Objective: Retype every line from the start of the data down to and including the line with "(x1) at (277,228)". Skip the pictures.

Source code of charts

________________________

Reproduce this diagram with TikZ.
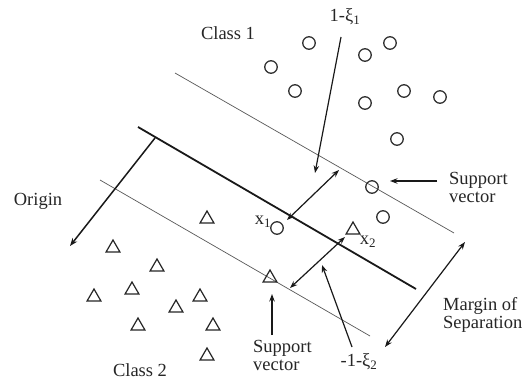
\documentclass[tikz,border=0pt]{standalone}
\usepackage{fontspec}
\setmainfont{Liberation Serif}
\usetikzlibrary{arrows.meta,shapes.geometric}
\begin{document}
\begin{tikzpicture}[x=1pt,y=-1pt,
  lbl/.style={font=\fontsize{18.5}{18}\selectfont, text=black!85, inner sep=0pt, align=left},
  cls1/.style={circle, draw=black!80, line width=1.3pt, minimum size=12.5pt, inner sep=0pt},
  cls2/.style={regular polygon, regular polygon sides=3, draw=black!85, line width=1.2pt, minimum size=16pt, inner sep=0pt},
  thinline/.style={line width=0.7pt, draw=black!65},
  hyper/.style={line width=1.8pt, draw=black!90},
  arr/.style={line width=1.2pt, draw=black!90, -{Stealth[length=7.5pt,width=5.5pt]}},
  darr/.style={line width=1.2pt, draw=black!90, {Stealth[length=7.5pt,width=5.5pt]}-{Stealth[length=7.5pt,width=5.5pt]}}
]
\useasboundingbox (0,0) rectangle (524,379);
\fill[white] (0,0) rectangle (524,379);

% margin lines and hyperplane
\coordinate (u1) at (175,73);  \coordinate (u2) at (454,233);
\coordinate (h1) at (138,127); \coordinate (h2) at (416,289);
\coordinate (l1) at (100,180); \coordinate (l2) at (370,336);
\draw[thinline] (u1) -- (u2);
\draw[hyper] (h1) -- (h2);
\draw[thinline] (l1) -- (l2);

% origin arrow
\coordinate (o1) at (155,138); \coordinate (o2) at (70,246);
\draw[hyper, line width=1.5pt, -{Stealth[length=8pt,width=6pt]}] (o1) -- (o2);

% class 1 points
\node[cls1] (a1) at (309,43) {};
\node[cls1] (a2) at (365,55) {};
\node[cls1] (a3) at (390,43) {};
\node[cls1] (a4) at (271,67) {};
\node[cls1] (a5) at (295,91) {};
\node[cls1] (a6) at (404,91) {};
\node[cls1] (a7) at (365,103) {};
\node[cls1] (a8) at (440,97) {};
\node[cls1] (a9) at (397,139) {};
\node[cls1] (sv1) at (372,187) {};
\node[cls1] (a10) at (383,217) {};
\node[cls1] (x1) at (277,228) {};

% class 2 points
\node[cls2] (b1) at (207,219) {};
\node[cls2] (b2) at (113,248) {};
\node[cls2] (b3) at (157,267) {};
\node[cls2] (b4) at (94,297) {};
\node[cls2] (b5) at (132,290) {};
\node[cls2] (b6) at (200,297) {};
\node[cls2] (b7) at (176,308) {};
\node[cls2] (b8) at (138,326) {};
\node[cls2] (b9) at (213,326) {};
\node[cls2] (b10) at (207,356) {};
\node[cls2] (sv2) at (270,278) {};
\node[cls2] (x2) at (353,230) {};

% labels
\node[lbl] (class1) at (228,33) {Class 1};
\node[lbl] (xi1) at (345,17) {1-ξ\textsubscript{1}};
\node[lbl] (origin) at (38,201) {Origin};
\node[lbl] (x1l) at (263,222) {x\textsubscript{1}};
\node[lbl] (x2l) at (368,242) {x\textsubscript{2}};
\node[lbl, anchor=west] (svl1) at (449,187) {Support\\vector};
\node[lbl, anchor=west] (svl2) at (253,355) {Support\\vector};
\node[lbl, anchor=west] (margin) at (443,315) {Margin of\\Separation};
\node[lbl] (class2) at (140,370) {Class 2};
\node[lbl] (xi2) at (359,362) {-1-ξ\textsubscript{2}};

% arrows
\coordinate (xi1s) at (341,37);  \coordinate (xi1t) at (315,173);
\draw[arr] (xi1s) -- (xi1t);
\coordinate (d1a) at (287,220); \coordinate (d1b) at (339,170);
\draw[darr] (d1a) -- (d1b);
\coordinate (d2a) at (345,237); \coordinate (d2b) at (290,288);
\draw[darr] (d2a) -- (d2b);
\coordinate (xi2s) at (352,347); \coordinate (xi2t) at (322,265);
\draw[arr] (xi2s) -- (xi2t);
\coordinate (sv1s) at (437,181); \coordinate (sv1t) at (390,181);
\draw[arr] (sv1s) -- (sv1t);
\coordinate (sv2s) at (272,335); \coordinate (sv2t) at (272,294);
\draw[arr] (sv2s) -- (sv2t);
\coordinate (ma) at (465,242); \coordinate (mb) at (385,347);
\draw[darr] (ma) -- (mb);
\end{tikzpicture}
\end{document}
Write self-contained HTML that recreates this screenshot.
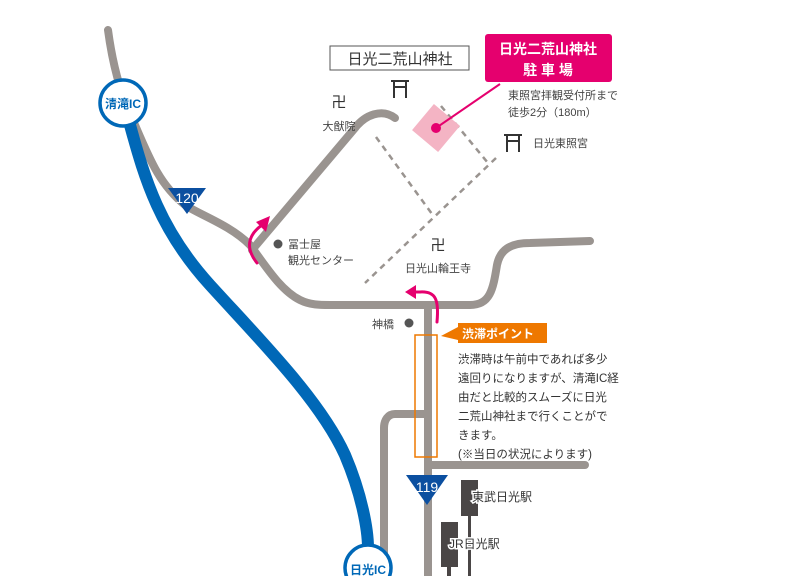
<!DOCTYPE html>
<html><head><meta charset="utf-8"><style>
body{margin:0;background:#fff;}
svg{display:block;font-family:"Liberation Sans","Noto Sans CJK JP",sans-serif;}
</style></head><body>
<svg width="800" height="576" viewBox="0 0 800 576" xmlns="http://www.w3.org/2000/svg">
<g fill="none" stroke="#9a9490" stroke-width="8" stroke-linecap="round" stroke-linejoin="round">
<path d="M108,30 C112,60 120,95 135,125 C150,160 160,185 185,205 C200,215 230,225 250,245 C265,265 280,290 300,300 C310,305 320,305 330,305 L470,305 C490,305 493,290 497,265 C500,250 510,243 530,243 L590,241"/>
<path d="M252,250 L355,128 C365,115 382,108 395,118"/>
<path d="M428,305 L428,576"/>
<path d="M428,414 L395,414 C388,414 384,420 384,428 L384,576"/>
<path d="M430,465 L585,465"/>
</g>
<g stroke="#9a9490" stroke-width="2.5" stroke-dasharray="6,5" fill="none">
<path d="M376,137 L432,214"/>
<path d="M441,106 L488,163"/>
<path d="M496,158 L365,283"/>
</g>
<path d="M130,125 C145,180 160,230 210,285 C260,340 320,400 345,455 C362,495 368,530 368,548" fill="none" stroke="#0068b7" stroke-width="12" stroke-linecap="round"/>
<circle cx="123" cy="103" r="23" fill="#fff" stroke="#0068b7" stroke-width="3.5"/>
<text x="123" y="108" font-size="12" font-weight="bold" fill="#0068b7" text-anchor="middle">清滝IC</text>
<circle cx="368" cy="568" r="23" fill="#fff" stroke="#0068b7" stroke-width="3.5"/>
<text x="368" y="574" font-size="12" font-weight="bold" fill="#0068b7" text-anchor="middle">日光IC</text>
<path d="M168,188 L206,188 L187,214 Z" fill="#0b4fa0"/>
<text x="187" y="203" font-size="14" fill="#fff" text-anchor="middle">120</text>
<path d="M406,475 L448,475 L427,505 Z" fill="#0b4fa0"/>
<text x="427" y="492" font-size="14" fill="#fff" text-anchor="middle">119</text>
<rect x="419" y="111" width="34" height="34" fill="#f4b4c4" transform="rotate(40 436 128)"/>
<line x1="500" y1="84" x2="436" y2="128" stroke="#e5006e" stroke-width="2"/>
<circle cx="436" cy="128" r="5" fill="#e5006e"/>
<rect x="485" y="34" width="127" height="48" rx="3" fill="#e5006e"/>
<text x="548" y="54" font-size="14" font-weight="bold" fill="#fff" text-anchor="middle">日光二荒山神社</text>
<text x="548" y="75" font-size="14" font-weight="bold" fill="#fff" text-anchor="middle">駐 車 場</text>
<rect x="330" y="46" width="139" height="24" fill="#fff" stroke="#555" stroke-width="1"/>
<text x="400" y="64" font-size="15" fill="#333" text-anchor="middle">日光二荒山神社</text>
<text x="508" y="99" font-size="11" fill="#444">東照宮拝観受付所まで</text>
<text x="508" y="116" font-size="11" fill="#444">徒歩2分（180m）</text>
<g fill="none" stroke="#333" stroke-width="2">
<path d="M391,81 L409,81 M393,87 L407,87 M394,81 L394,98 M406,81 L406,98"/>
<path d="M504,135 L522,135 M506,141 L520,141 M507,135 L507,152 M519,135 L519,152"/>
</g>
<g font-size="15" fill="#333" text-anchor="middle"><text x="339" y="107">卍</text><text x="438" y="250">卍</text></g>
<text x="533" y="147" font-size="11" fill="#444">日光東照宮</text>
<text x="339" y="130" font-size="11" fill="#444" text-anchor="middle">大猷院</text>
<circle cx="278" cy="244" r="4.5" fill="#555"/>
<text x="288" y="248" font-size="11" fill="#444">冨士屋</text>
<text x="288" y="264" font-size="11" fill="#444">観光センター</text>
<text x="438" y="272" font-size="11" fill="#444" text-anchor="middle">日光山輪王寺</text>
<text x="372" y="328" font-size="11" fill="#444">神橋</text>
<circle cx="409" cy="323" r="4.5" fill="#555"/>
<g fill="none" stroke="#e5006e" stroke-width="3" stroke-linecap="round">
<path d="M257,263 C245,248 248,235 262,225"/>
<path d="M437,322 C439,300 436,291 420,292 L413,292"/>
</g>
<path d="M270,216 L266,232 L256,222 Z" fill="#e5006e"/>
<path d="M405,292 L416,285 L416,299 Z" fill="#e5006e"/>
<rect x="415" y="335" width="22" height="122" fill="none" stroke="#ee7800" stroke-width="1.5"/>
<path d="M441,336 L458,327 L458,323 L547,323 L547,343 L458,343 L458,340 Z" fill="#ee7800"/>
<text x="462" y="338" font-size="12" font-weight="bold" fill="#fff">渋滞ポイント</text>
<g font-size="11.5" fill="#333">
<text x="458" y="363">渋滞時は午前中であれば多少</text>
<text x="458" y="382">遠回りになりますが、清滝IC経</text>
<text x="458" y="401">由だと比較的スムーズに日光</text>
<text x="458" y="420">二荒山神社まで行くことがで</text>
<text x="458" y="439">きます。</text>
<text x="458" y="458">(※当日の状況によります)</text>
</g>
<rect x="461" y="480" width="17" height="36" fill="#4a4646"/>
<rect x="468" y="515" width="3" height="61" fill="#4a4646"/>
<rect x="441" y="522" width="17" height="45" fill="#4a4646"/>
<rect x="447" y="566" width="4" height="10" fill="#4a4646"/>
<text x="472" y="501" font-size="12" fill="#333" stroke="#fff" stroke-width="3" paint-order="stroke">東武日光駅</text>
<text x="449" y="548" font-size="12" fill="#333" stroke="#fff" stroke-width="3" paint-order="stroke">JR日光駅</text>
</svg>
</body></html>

________________________

Reply to the exercise:
Reproduce this diagram with TikZ.
\documentclass[tikz,border=0pt]{standalone}
\usepackage{fontspec}
\setmainfont{Liberation Serif}
\usetikzlibrary{arrows.meta,shapes.geometric}
\begin{document}
\begin{tikzpicture}[x=1pt,y=-1pt,
  lbl/.style={font=\fontsize{18.5}{18}\selectfont, text=black!85, inner sep=0pt, align=left},
  cls1/.style={circle, draw=black!80, line width=1.3pt, minimum size=12.5pt, inner sep=0pt},
  cls2/.style={regular polygon, regular polygon sides=3, draw=black!85, line width=1.2pt, minimum size=16pt, inner sep=0pt},
  thinline/.style={line width=0.7pt, draw=black!65},
  hyper/.style={line width=1.8pt, draw=black!90},
  arr/.style={line width=1.2pt, draw=black!90, -{Stealth[length=7.5pt,width=5.5pt]}},
  darr/.style={line width=1.2pt, draw=black!90, {Stealth[length=7.5pt,width=5.5pt]}-{Stealth[length=7.5pt,width=5.5pt]}}
]
\useasboundingbox (0,0) rectangle (524,379);
\fill[white] (0,0) rectangle (524,379);

% margin lines and hyperplane
\coordinate (u1) at (175,73);  \coordinate (u2) at (454,233);
\coordinate (h1) at (138,127); \coordinate (h2) at (416,289);
\coordinate (l1) at (100,180); \coordinate (l2) at (370,336);
\draw[thinline] (u1) -- (u2);
\draw[hyper] (h1) -- (h2);
\draw[thinline] (l1) -- (l2);

% origin arrow
\coordinate (o1) at (155,138); \coordinate (o2) at (70,246);
\draw[hyper, line width=1.5pt, -{Stealth[length=8pt,width=6pt]}] (o1) -- (o2);

% class 1 points
\node[cls1] (a1) at (309,43) {};
\node[cls1] (a2) at (365,55) {};
\node[cls1] (a3) at (390,43) {};
\node[cls1] (a4) at (271,67) {};
\node[cls1] (a5) at (295,91) {};
\node[cls1] (a6) at (404,91) {};
\node[cls1] (a7) at (365,103) {};
\node[cls1] (a8) at (440,97) {};
\node[cls1] (a9) at (397,139) {};
\node[cls1] (sv1) at (372,187) {};
\node[cls1] (a10) at (383,217) {};
\node[cls1] (x1) at (277,228) {};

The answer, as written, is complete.